The opinion then goes on to consider elaborately the claim of
George W. Myers to the one-half interest paid into court, as
against Radford, and finds that the assignment of April 11, 1900,
was a valid sale from George W. Myers to Radford, and that the
assignment was absolute in form, and intended by George W. Myers as
a complete disposition to Radford for $150 of the one-half interest
derived from his father. The judge concludes his opinion by
directing that an order be drawn awarding the fund to Radford and
dismissing the claim of George W. Myers with costs. Thereupon the
order which we have already set forth was made.
The fact that the order was made in an intervention in the
original suit of
Myers v. Luzerne County, and that Myers
verified the petition filed by Radford, asking to have the fund in
court paid over to the latter, did not raise any issue between
Elijah E. Myers and Radford as to the alleged agreement that
Radford should account to Myers for the fund. And the fact that
both Elijah E. Myers and Radford were parties in the same suit did
not have the effect to submit the controversy made in the present
litigation to the decision of the United States circuit court.

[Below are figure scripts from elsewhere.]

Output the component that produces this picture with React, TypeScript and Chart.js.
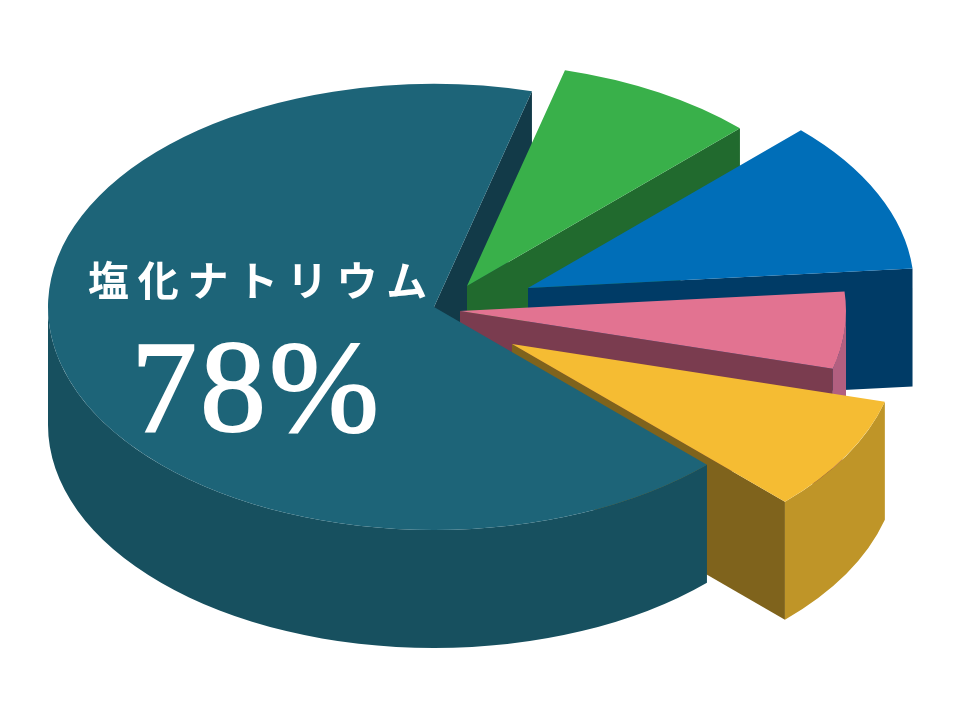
import { useEffect, useRef } from "react";
import Chart from "chart.js/auto";

// Sweep of each slice as drawn (degrees), clockwise from the big slice
const sliceNames = ["塩化ナトリウム", "", "", "", ""];
const sliceSweeps = [239.7, 30.3, 40, 20, 30];
const mainLabel = "塩化ナトリウム";
const mainPercent = "78%";

const topColors = ["#1d6478", "#39b04a", "#006eb8", "#e27391", "#f5bc33"];
const rimColors = ["#17505f", "#216a2e", "#003b66", "#b25f80", "#bf9528"];
const cutColors = ["#123a48", "#216a2e", "#003b66", "#7a3c4f", "#7f631c"];

// How far each slice is pulled out of the pie, on screen
const pullX = [0, 33, 94, 26, 78];
const pullY = [0, -21, -19, 4, 37];

const SQUASH = 0.578;
const DEPTH = 118;

const pie3d = {
  id: "pie3d",
  beforeDatasetsDraw(chart: any) {
    const { ctx } = chart;
    const arcs = chart.getDatasetMeta(0).data;
    const depth = DEPTH / SQUASH;

    const inSlice = (i: number, draw: () => void) => {
      const arc = arcs[i];
      ctx.save();
      ctx.translate(pullX[i], pullY[i]);
      ctx.translate(arc.x, arc.y);
      ctx.scale(1, SQUASH);
      ctx.translate(-arc.x, -arc.y);
      draw();
      ctx.restore();
    };

    const drawCut = (i: number) => {
      const arc = arcs[i];
      inSlice(i, () => {
        const ex = arc.x + Math.cos(arc.endAngle) * arc.outerRadius;
        const ey = arc.y + Math.sin(arc.endAngle) * arc.outerRadius;
        ctx.fillStyle = cutColors[i];
        ctx.beginPath();
        ctx.moveTo(arc.x, arc.y);
        ctx.lineTo(ex, ey);
        ctx.lineTo(ex, ey + depth);
        ctx.lineTo(arc.x, arc.y + depth);
        ctx.closePath();
        ctx.fill();
      });
    };

    // only the front half of the rim can be seen
    const drawRim = (i: number) => {
      const arc = arcs[i];
      for (const turn of [0, Math.PI * 2]) {
        const from = Math.max(arc.startAngle, turn);
        const to = Math.min(arc.endAngle, turn + Math.PI);
        if (to <= from) continue;
        inSlice(i, () => {
          ctx.fillStyle = rimColors[i];
          ctx.beginPath();
          ctx.arc(arc.x, arc.y, arc.outerRadius, from, to);
          ctx.arc(arc.x, arc.y + depth, arc.outerRadius, to, from, true);
          ctx.closePath();
          ctx.fill();
        });
      }
    };

    // big slice's back cut goes first, its top and rim go last
    drawCut(0);
    for (const i of [1, 2, 3, 4, 0]) {
      if (i !== 0) drawCut(i);
      drawRim(i);
      inSlice(i, () => arcs[i].draw(ctx));
    }

    ctx.save();
    ctx.fillStyle = "#ffffff";
    ctx.strokeStyle = "#ffffff";
    ctx.textBaseline = "alphabetic";
    ctx.textAlign = "left";
    ctx.font = '700 41px "Noto Sans CJK JP"';
    ctx.letterSpacing = "8.7px";
    ctx.fillText(mainLabel, 88, 296);
    ctx.font = '132px "Liberation Serif"';
    ctx.letterSpacing = "3px";
    ctx.lineWidth = 2;
    ctx.fillText(mainPercent, 131, 431);
    ctx.strokeText(mainPercent, 131, 431);
    ctx.restore();

    return false;
  },
};

export default function App() {
  const canvasRef = useRef<HTMLCanvasElement>(null);

  useEffect(() => {
    document.body.style.margin = "0";
    if (!canvasRef.current) return;
    const chart = new Chart(canvasRef.current, {
      type: "pie",
      data: {
        labels: sliceNames,
        datasets: [
          {
            data: sliceSweeps,
            backgroundColor: topColors,
            borderWidth: 0,
            radius: 386,
          } as any,
        ],
      },
      options: {
        responsive: false,
        animation: false,
        rotation: 135,
        layout: { padding: { right: 92, bottom: 106 } },
        plugins: {
          legend: { display: false },
          tooltip: { enabled: false },
        },
      },
      plugins: [pie3d],
    });
    return () => chart.destroy();
  }, []);

  return (
    <div style={{ width: 960, height: 720, background: "#ffffff" }}>
      <canvas ref={canvasRef} width={960} height={720} style={{ display: "block" }} />
    </div>
  );
}
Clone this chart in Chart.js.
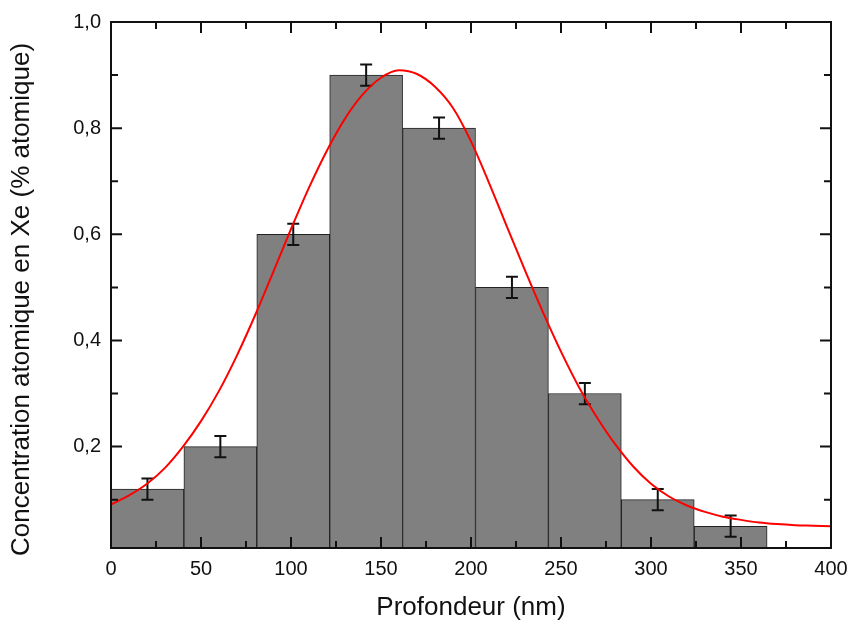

Judgments become estoppels because they affect matters upon which
the parties have been heard or have had an opportunity to be heard,
but are not conclusive upon matters not in question or immaterial.
Reynolds v. Stockton, 140 U. S. 254,
140 U. S.
268-269.
It seems very clear that there was nothing in this proceeding,
in the issues made, or the judgment rendered, that in any wise
concluded the right of Elijah E. Myers to bring suit, which he
subsequently prosecuted in the state court, calling upon Radford
for an accounting concerning the proceeds of the judgment in his
hands.
Judgment of the Supreme Court of Michigan affirmed.